**Information provided:**
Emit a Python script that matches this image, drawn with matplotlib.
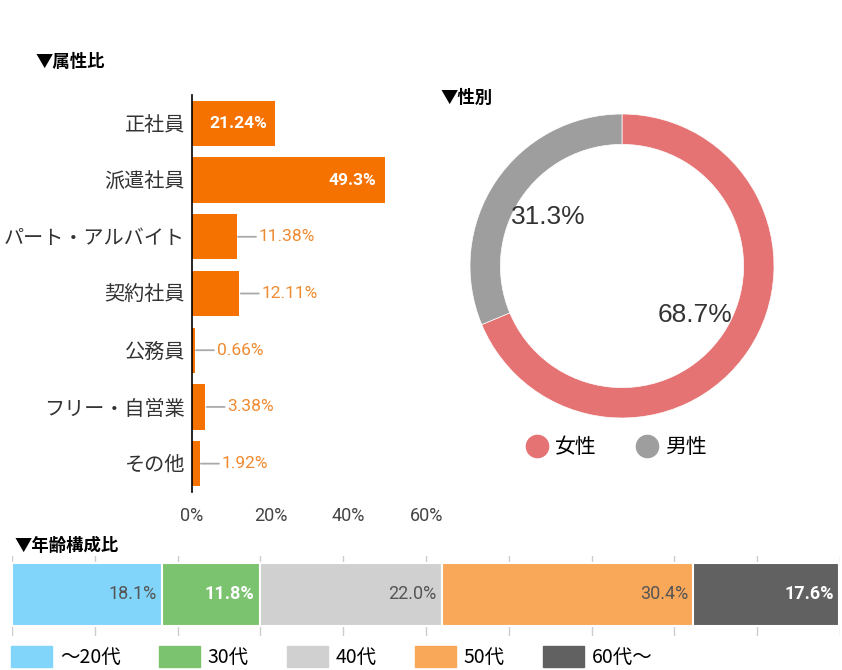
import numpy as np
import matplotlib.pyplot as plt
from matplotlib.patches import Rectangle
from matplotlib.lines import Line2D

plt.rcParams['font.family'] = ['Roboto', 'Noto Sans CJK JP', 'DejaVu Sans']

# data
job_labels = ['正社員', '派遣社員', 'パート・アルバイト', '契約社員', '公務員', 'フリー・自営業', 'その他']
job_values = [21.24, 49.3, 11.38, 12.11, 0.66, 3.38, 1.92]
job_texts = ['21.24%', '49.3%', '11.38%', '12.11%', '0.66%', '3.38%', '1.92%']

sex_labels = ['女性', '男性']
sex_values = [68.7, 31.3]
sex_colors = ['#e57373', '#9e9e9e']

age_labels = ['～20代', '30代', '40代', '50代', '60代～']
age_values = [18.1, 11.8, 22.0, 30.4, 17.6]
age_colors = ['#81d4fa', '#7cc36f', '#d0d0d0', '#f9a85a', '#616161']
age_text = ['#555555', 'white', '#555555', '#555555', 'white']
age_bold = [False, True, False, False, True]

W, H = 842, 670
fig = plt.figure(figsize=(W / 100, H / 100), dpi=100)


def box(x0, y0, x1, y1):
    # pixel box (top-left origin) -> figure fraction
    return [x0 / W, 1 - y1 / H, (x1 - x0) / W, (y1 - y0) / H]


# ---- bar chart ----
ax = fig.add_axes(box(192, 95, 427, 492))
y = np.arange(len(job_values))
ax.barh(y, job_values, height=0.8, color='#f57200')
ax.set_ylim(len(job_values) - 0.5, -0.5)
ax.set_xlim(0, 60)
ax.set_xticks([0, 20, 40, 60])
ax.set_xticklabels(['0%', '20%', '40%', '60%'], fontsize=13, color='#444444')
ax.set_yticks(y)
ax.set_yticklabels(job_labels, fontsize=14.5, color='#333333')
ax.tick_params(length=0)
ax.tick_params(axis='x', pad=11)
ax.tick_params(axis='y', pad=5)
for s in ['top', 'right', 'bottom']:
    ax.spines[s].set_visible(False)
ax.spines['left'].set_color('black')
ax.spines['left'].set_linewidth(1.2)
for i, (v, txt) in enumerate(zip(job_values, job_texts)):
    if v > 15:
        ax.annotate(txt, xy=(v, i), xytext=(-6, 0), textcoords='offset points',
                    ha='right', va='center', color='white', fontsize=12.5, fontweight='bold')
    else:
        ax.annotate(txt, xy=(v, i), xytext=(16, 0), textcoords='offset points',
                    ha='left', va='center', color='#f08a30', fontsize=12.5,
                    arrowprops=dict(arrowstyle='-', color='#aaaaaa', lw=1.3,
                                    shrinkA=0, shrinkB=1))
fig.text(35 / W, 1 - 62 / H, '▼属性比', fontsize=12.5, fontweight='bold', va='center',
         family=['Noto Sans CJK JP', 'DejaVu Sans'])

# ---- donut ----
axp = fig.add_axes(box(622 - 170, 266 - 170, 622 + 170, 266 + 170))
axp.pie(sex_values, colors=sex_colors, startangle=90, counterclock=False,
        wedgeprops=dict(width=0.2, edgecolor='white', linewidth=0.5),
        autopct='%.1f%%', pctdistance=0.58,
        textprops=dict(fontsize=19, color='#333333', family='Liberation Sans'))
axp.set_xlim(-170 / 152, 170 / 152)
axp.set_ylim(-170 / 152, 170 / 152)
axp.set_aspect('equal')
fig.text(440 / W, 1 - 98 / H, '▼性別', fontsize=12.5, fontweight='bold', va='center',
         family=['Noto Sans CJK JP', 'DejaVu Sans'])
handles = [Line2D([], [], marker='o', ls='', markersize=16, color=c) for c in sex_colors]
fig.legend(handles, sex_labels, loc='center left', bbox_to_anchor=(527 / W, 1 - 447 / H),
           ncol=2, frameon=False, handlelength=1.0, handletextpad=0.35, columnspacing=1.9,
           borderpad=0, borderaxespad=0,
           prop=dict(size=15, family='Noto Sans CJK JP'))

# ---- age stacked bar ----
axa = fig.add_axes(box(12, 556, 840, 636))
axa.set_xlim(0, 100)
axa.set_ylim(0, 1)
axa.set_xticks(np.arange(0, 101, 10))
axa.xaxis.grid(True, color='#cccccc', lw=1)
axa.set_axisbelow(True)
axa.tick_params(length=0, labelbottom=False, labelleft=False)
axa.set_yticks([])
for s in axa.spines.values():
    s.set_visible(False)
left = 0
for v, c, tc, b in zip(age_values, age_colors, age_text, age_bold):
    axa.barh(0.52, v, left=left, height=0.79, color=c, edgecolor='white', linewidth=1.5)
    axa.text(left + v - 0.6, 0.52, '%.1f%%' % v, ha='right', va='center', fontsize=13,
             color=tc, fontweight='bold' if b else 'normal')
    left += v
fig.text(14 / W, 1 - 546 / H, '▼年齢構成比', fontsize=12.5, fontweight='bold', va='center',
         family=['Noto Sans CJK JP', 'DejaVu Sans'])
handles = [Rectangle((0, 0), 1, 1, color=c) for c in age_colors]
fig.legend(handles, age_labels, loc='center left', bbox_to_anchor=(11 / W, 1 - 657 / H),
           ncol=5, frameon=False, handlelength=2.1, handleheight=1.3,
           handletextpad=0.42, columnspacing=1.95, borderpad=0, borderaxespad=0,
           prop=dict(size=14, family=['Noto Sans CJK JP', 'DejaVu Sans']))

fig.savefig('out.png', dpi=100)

**Written exercise:** Repeat, exactly and in full, each line from the start of the data to the line that contains "return [x0 /". Pictures do not go in.

**The completed task:**
Emit a Python script that matches this image, drawn with matplotlib.
import numpy as np
import matplotlib.pyplot as plt
from matplotlib.patches import Rectangle
from matplotlib.lines import Line2D

plt.rcParams['font.family'] = ['Roboto', 'Noto Sans CJK JP', 'DejaVu Sans']

# data
job_labels = ['正社員', '派遣社員', 'パート・アルバイト', '契約社員', '公務員', 'フリー・自営業', 'その他']
job_values = [21.24, 49.3, 11.38, 12.11, 0.66, 3.38, 1.92]
job_texts = ['21.24%', '49.3%', '11.38%', '12.11%', '0.66%', '3.38%', '1.92%']

sex_labels = ['女性', '男性']
sex_values = [68.7, 31.3]
sex_colors = ['#e57373', '#9e9e9e']

age_labels = ['～20代', '30代', '40代', '50代', '60代～']
age_values = [18.1, 11.8, 22.0, 30.4, 17.6]
age_colors = ['#81d4fa', '#7cc36f', '#d0d0d0', '#f9a85a', '#616161']
age_text = ['#555555', 'white', '#555555', '#555555', 'white']
age_bold = [False, True, False, False, True]

W, H = 842, 670
fig = plt.figure(figsize=(W / 100, H / 100), dpi=100)


def box(x0, y0, x1, y1):
    # pixel box (top-left origin) -> figure fraction
    return [x0 / W, 1 - y1 / H, (x1 - x0) / W, (y1 - y0) / H]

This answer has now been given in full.